The likes of John McEnroe, Andre Agassi and Connors played at Reunion Arena with the WCT; Agassi's Dallas debut in 1989 attracted the largest WCT Finals crowd of 16,294. The 1989 Dallas Morning News Indoor Games attracted 22 Olympic track and field athletes, but an estimated crowd of only 3,500, leading to its demise.
Indoor soccer brought Reunion Arena its first hometown championship team. The Sidekicks, then playing in the Major Indoor Soccer League, sold out the building during the 1987 playoffs. They defeated the Tacoma Stars in the league finals and, after switching leagues and seasons over the years, attract a smaller core of faithful followers these days.
Arena Football's Dallas Texans, Roller Hockey International's Dallas Stallions and TeamTennis' Dallas Stars all called Reunion home at one time. Even professional indoor rugby was played there.
But the major tenants like the Mavericks and Stars need luxury suites and the revenue they generate.
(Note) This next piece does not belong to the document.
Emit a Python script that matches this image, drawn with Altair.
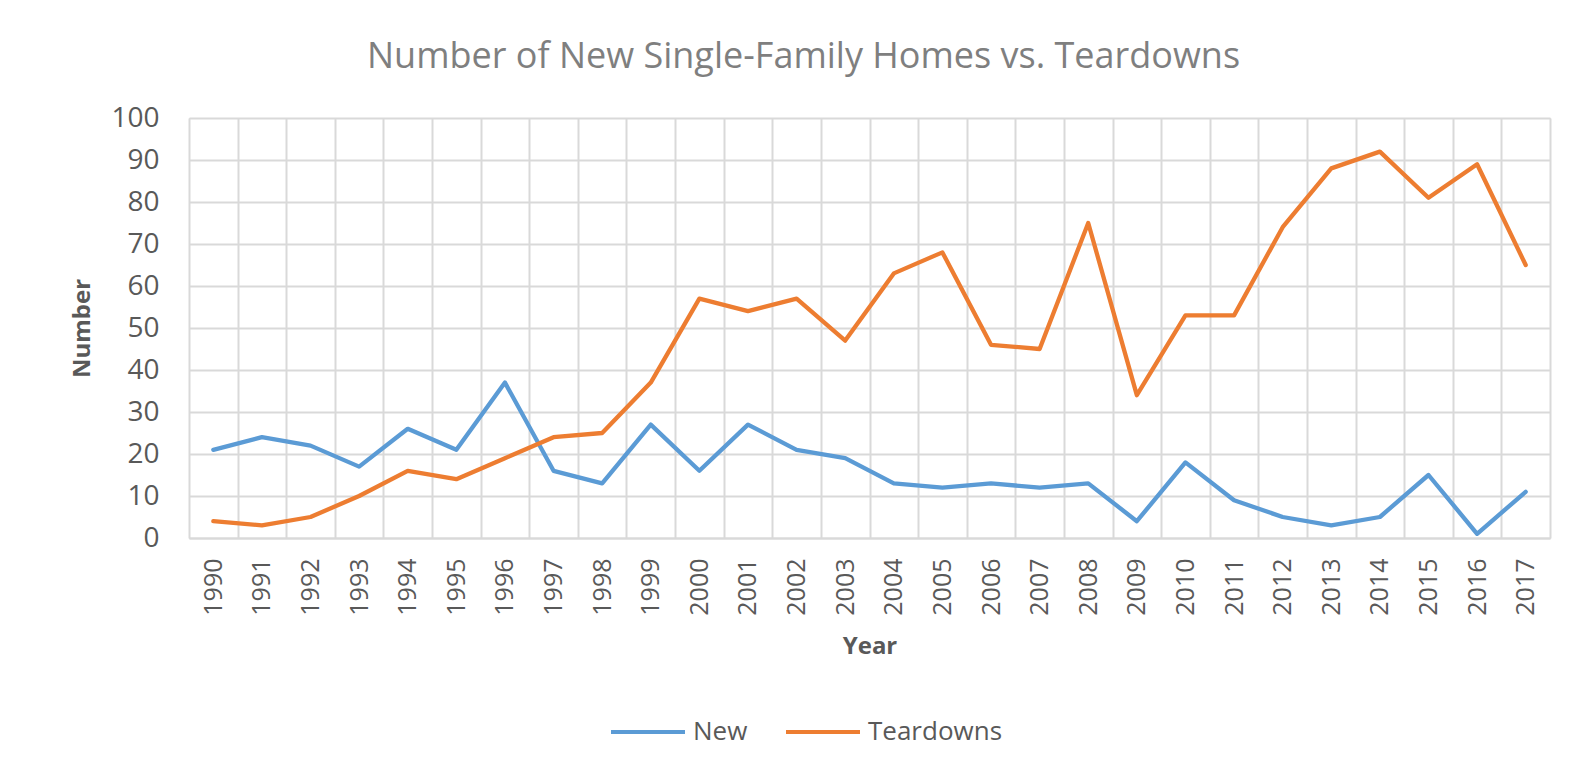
import altair as alt
import pandas as pd

years = ["1990", "1991", "1992", "1993", "1994", "1995", "1996", "1997", "1998", "1999",
         "2000", "2001", "2002", "2003", "2004", "2005", "2006", "2007", "2008", "2009",
         "2010", "2011", "2012", "2013", "2014", "2015", "2016", "2017"]
new_homes = [21, 24, 22, 17, 26, 21, 37, 16, 13, 27,
             16, 27, 21, 19, 13, 12, 13, 12, 13, 4,
             18, 9, 5, 3, 5, 15, 1, 11]
teardowns = [4, 3, 5, 10, 16, 14, 19, 24, 25, 37,
             57, 54, 57, 47, 63, 68, 46, 45, 75, 34,
             53, 53, 74, 88, 92, 81, 89, 65]
series_names = ["New", "Teardowns"]
series_colors = ["#5B9BD5", "#ED7D31"]
y_ticks = [0, 10, 20, 30, 40, 50, 60, 70, 80, 90, 100]

rows = []
for i, yr in enumerate(years):
    rows.append({"Year": yr, "Series": series_names[0], "Number": new_homes[i]})
    rows.append({"Year": yr, "Series": series_names[1], "Number": teardowns[i]})
df = pd.DataFrame(rows)

FONT = "Open Sans"
GRID = "#d9d9d9"
TXT = "#595959"

chart = alt.Chart(df).mark_line(
    strokeWidth=4.3, strokeJoin="round", strokeCap="round"
).encode(
    x=alt.X("Year:O", sort=years,
            scale=alt.Scale(type="band", paddingInner=0, paddingOuter=0),
            bandPosition=0.5,
            axis=alt.Axis(title="Year", labelAngle=270, tickBand="extent",
                          ticks=False, grid=True, gridColor=GRID, gridWidth=2,
                          domain=True, domainColor=GRID, domainWidth=2,
                          labelFont=FONT, labelFontSize=25, labelColor=TXT,
                          labelPadding=20,
                          titleFont=FONT, titleFontSize=24, titleFontWeight="bold",
                          titleColor=TXT, titlePadding=19)),
    y=alt.Y("Number:Q",
            scale=alt.Scale(domain=[0, 100], nice=False),
            axis=alt.Axis(title="Number", values=y_ticks, ticks=False, domain=False,
                          grid=True, gridColor=GRID, gridWidth=2,
                          labelFont=FONT, labelFontSize=28, labelColor=TXT,
                          labelPadding=30,
                          titleFont=FONT, titleFontSize=24, titleFontWeight="bold",
                          titleColor=TXT, titlePadding=16)),
    color=alt.Color("Series:N",
                    scale=alt.Scale(domain=series_names, range=series_colors),
                    legend=alt.Legend(title=None, orient="none", legendX=420, legendY=575,
                                      direction="horizontal", symbolType="stroke",
                                      symbolSize=5476, symbolStrokeWidth=4,
                                      labelFont=FONT, labelFontSize=26, labelColor=TXT,
                                      labelOffset=6, columnPadding=30, padding=0)),
).properties(
    width=1361,
    height=420,
    title=alt.TitleParams(text="Number of New Single-Family Homes vs. Teardowns",
                          font=FONT, fontSize=36, fontWeight="normal", color="#7f7f7f",
                          anchor="middle", baseline="alphabetic", offset=0, dx=-66),
    autosize=alt.AutoSizeParams(type="none"),
    padding={"left": 181, "top": 110, "right": 12, "bottom": 225},
).configure_view(fill="#eeeeee", stroke=None).configure(background="white")

chart.save("out.html", embed_options={"renderer": "svg", "actions": False})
And fans in general will welcome the American Airlines Center's larger concourse and other amenities.
"It's been a great arena for a lot of teams and a lot of things," the Mavericks' Davis said. "You have to respect it for its history. Everybody's understandably excited about the new building, but that doesn't mean you shouldn't appreciate Reunion Arena.
"It did a lot of great things for Dallas."